Everyone expects that a designer or painter knows how to draw, but I just don’t have any interest in it. However, I do love colour and painting. With a brush in my hand I feel that I can do or say anything in a visual way.
My advice is to find something that interests you. Once you find it, start practicing because everything comes with practice. Try to learn about art supplies and techniques. Take lots of classes with different artists. There is nothing more interesting than seeing another artist’s work. It doesn’t matter if it is a completely different style, or medium, or one that you usually don’t like. There is something new to learn that can be applied to your own style.
As someone who is Mexican-British, do you feel that being able to draw on two cultures for inspiration impacts your style and choice of subject matter? How much did it add to the artist you are today?
Someone told me once that my theme is British but my colours are from Mexico. It is a shame I don’t remember who told me this, because I think that it is a perfect description of my art.
I am lucky to have lived in different places including Mexico, Barcelona, New York City and London. I believe that every place has added something to my practice. The process of adapting and learning new customs is invaluable. However, what’s really influenced my work is the discovery of seasons. I grew up in a place where there were no seasons, and I only experienced them as an adult when I moved to Spain. I have been fascinated by them ever since, and I consider them an endless source of inspiration.
What is your working process? We see the gorgeous finished pieces, but what preparation goes into them beforehand in order to produce something so lovely?
I am constantly looking for ideas in every experience, book or conversation. When I know it is time to start working on a new collection it is like I decide to open an extra sense. One that makes me super aware of every detail. It is difficult to explain. It’s like I am just looking for something in the ether, so I try to see and listen with the intention of finding it.
I take lots of photos and I write notes constantly. When I find it I know, and it’s magic to me. Sometimes it is a word or image that resonates and then I gather what I need. These can be photos from a specific theme, colours or certain objects that will serve as direct inspiration. I don’t sketch, so the process begins in my mind because I paint from memory and imagination.
Then the technical part begins. Preparing paper, brushes, my space and finding a perfect day. I only paint on days when I don’t have any plans and know I will not be interrupted. Once I am ready my process is very playful and experimental.
You have a gorgeous new book out just now – DIY watercolour Christmas – which we’d love to hear more about.
It is funny, because I always thought that my first book would be about botanicals, mindfulness or something closer to my practice. However, my publisher got in touch with this idea and I decided to go for it. I have worked in the past as a collaborator in other books, so I was excited to create something of my own.
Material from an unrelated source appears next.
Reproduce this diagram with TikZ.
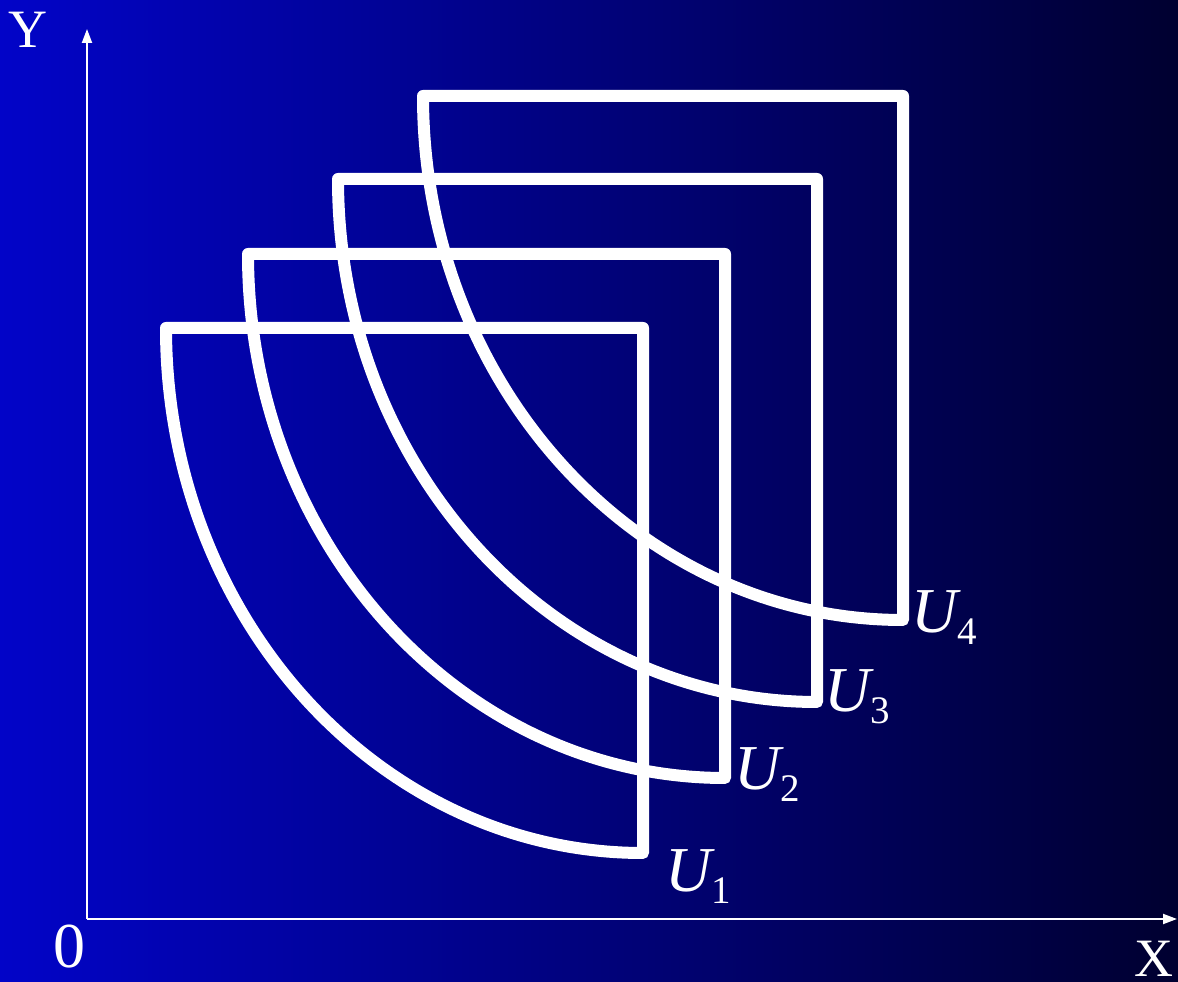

The idea of the book is to learn some of the techniques that I use in my own practice and to paint some Christmas related watercolours. I tried to add projects for everybody. It’s therefore a great introduction for those wanting to paint with watercolours for the first time, but also includes other more advanced projects for someone with more experience.
What is next? Do you have exhibitions or new books underway that you could tell us a little about?
The past two years have been very intense and busy, so I am trying to take a break to come back into my personal practice. It is easy to lose yourself in the demands of the industry and the constant work with clients. I very much miss painting just for myself. Once I am back in that creative space all the new things will arrive organically.
I would love to write a book focused on the creative process. It’s something I’m planning to offer for my in-person workshops, or maybe I’ll create an online class. I know there is a lot to do, but I don’t like to force things. Autumn and winter for me is the time to rest, plant intentions and wait.